A woman accused of cruelty to her four-year-old adoptive son was a good mother who did her best, a court heard.
In his closing speech for Michelle McWilliam, Stephen Kay QC said John Smith already had behavioural problems when he arrived at the home of Michelle and Simon McWilliam.
John craved attention and Michelle, he said, was continually asking for help to cope with him.
Mr Kay said John had three "mummies and daddies," his natural parents, foster parents who he had lived with for 17 months and the McWilliams. He was fearful of being moved again.
Michelle, he said, was trying to cope with John and two other children the couple were adopting.
He said: "A supermum was needed to manage these problems."
The prosecution maintains Simon or Michelle abused John while the other did nothing to prevent it.
John Smith died of a brain haemorrhage in 1999.

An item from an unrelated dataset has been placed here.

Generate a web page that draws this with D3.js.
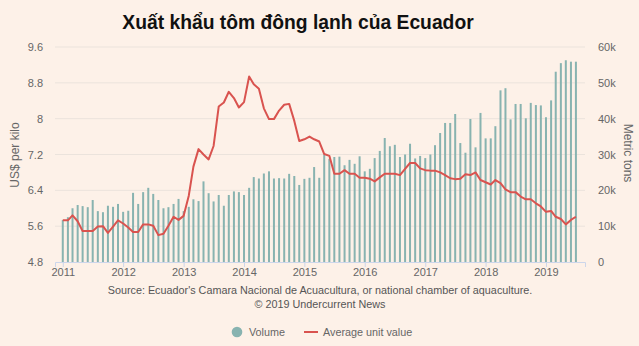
<!DOCTYPE html>
<html>
<head>
<meta charset="utf-8">
<script src="https://cdn.jsdelivr.net/npm/d3@7"></script>
<style>
  body { margin: 0; background: #fdf1e8; }
  svg { display: block; font-family: "Liberation Sans", Arial, sans-serif; }
</style>
</head>
<body>
<div id="chart"></div>
<script>
// monthly volume, thousand metric tons, Jan 2011 - Jul 2019
var volume = [
  11.7, 12.5, 15.0, 15.9, 15.6, 15.3, 17.3, 14.2, 13.9, 15.7, 15.4, 16.2,
  14.0, 14.3, 19.3, 16.2, 19.5, 20.7, 19.0, 17.3, 15.0, 15.3, 16.2, 17.6,
  14.2, 15.4, 17.5, 17.0, 22.5, 19.2, 16.9, 18.7, 15.7, 18.7, 19.7, 19.5,
  18.7, 20.7, 23.7, 23.3, 24.7, 25.3, 23.3, 23.4, 23.3, 24.6, 24.0, 21.5,
  23.2, 23.5, 26.5, 23.5, 30.0, 28.8, 29.3, 29.4, 27.0, 28.5, 27.4, 29.5,
  25.3, 26.0, 29.0, 31.0, 34.6, 32.3, 32.7, 29.3, 30.0, 33.0, 28.9, 29.6,
  29.0, 30.0, 32.6, 36.0, 38.8, 38.8, 41.3, 33.2, 30.5, 39.9, 32.0, 41.6,
  34.5, 34.5, 37.9, 47.9, 48.5, 39.8, 44.1, 44.1, 40.1, 44.4, 43.8, 43.7,
  40.4, 45.1, 53.1, 55.5, 56.3, 55.9, 55.9
];

// average unit value, US$ per kilo
var unitValue = [
  5.73, 5.73, 5.84, 5.71, 5.49, 5.49, 5.49, 5.59, 5.60, 5.45, 5.59, 5.73,
  5.66, 5.57, 5.47, 5.47, 5.64, 5.64, 5.61, 5.40, 5.43, 5.61, 5.81, 5.74,
  5.83, 6.28, 6.93, 7.32, 7.20, 7.09, 7.39, 8.27, 8.36, 8.60, 8.46, 8.25,
  8.37, 8.94, 8.77, 8.67, 8.23, 7.99, 7.99, 8.18, 8.31, 8.33, 7.95, 7.50,
  7.54, 7.60, 7.54, 7.49, 7.21, 7.17, 6.77, 6.77, 6.85, 6.77, 6.77, 6.68,
  6.68, 6.66, 6.60, 6.69, 6.77, 6.77, 6.77, 6.74, 6.88, 7.01, 7.01, 6.89,
  6.85, 6.84, 6.84, 6.80, 6.74, 6.67, 6.65, 6.66, 6.76, 6.74, 6.80, 6.63,
  6.58, 6.53, 6.63, 6.56, 6.42, 6.36, 6.36, 6.26, 6.20, 6.20, 6.11, 6.04,
  5.92, 5.94, 5.81, 5.76, 5.64, 5.74, 5.81
];

var leftTicks = [4.8, 5.6, 6.4, 7.2, 8, 8.8, 9.6];
var rightTicks = [0, 10, 20, 30, 40, 50, 60];
var yearTicks = [2011, 2012, 2013, 2014, 2015, 2016, 2017, 2018, 2019];

var months = d3.timeMonth.range(new Date(2011, 0, 1), new Date(2019, 7, 1));
var data = months.map(function (m, i) {
  return { date: m, vol: volume[i], price: unitValue[i] };
});

var W = 639, H = 346;
var barColor = "#88b3b0", lineColor = "#d9534f", txt = "#666";

var svg = d3.select("#chart").append("svg").attr("width", W).attr("height", H);
svg.append("rect").attr("width", W).attr("height", H).attr("fill", "#fdf1e8");

var x = d3.scaleTime()
  .domain([new Date(2010, 10, 15), new Date(2019, 7, 25)])
  .range([55, 585]);
var yL = d3.scaleLinear().domain([4.8, 9.6]).range([262, 47]);
var yR = d3.scaleLinear().domain([0, 60]).range([262, 47]);

// gridlines
svg.append("g").selectAll("line").data(leftTicks.slice(1)).enter().append("line")
  .attr("x1", 55).attr("x2", 585)
  .attr("y1", function (d) { return yL(d); }).attr("y2", function (d) { return yL(d); })
  .attr("stroke", "#ebe3dc").attr("stroke-width", 1);

// bars
svg.append("g").selectAll("rect").data(data).enter().append("rect")
  .attr("x", function (d) { return x(d.date) - 1; })
  .attr("width", 2)
  .attr("y", function (d) { return yR(d.vol); })
  .attr("height", function (d) { return yR(0) - yR(d.vol); })
  .attr("fill", barColor);

// line
var line = d3.line()
  .x(function (d) { return x(d.date); })
  .y(function (d) { return yL(d.price); });
svg.append("path").datum(data)
  .attr("d", line)
  .attr("fill", "none")
  .attr("stroke", lineColor)
  .attr("stroke-width", 2)
  .attr("stroke-linejoin", "round");

// axes
var gx = svg.append("g").attr("transform", "translate(0,262)")
  .call(d3.axisBottom(x)
    .tickValues(yearTicks.map(function (y) { return new Date(y, 0, 1); }))
    .tickFormat(d3.timeFormat("%Y"))
    .tickSize(5).tickPadding(1));
gx.select(".domain").attr("stroke", "#ccd6eb");
gx.selectAll(".tick line").attr("stroke", "#ccd6eb");

var gl = svg.append("g").attr("transform", "translate(55,0)")
  .call(d3.axisLeft(yL).tickValues(leftTicks).tickFormat(d3.format("~g"))
    .tickSize(0).tickPadding(12));
gl.select(".domain").remove();

var gr = svg.append("g").attr("transform", "translate(585,0)")
  .call(d3.axisRight(yR).tickValues(rightTicks)
    .tickFormat(function (d) { return d ? d + "k" : "0"; })
    .tickSize(0).tickPadding(13));
gr.select(".domain").remove();

svg.selectAll(".tick text")
  .attr("fill", txt).style("font-size", "11px")
  .style("font-family", "'Liberation Sans', Arial, sans-serif");

// axis titles
svg.append("text")
  .attr("transform", "translate(19,155) rotate(-90)")
  .attr("text-anchor", "middle")
  .attr("fill", txt).style("font-size", "12px")
  .text("US$ per kilo");
svg.append("text")
  .attr("transform", "translate(624,153) rotate(90)")
  .attr("text-anchor", "middle")
  .attr("fill", txt).style("font-size", "12px")
  .text("Metric tons");

// title
svg.append("text")
  .attr("x", 298).attr("y", 29)
  .attr("text-anchor", "middle")
  .attr("fill", "#111")
  .style("font-size", "19.3px").style("font-weight", "bold")
  .text("Xuất khẩu tôm đông lạnh của Ecuador");

// source
svg.append("text")
  .attr("x", 320).attr("y", 294)
  .attr("text-anchor", "middle")
  .attr("fill", "#555").style("font-size", "10.8px")
  .text("Source: Ecuador's Camara Nacional de Acuacultura, or national chamber of aquaculture.");
svg.append("text")
  .attr("x", 320).attr("y", 308)
  .attr("text-anchor", "middle")
  .attr("fill", "#555").style("font-size", "10.8px")
  .text("\u00a9 2019 Undercurrent News");

// legend
var lg = svg.append("g").attr("transform", "translate(0,332)");
lg.append("circle").attr("cx", 237).attr("cy", 0).attr("r", 5.3).attr("fill", barColor);
lg.append("text").attr("x", 249).attr("y", 4)
  .attr("fill", "#666").style("font-size", "10.8px").text("Volume");
lg.append("line").attr("x1", 304).attr("x2", 318).attr("y1", 0).attr("y2", 0)
  .attr("stroke", lineColor).attr("stroke-width", 2);
lg.append("text").attr("x", 323).attr("y", 4)
  .attr("fill", "#666").style("font-size", "10.8px").text("Average unit value");
</script>
</body>
</html>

The McWilliams, of Southwick, said John harmed himself and they deny cruelty.
Mr Kay said witnesses testified how good Michelle was with children.
Unable to have any of their own, the couple decided to adopt. John and a second child came to them in June 1999.
The couple, he said, had been thoroughly assessed and the local authority considered them so successful they allowed the McWilliams to take a third child.
Lord Thomas QC, for Simon McWilliam, was expected to make his closing speech today.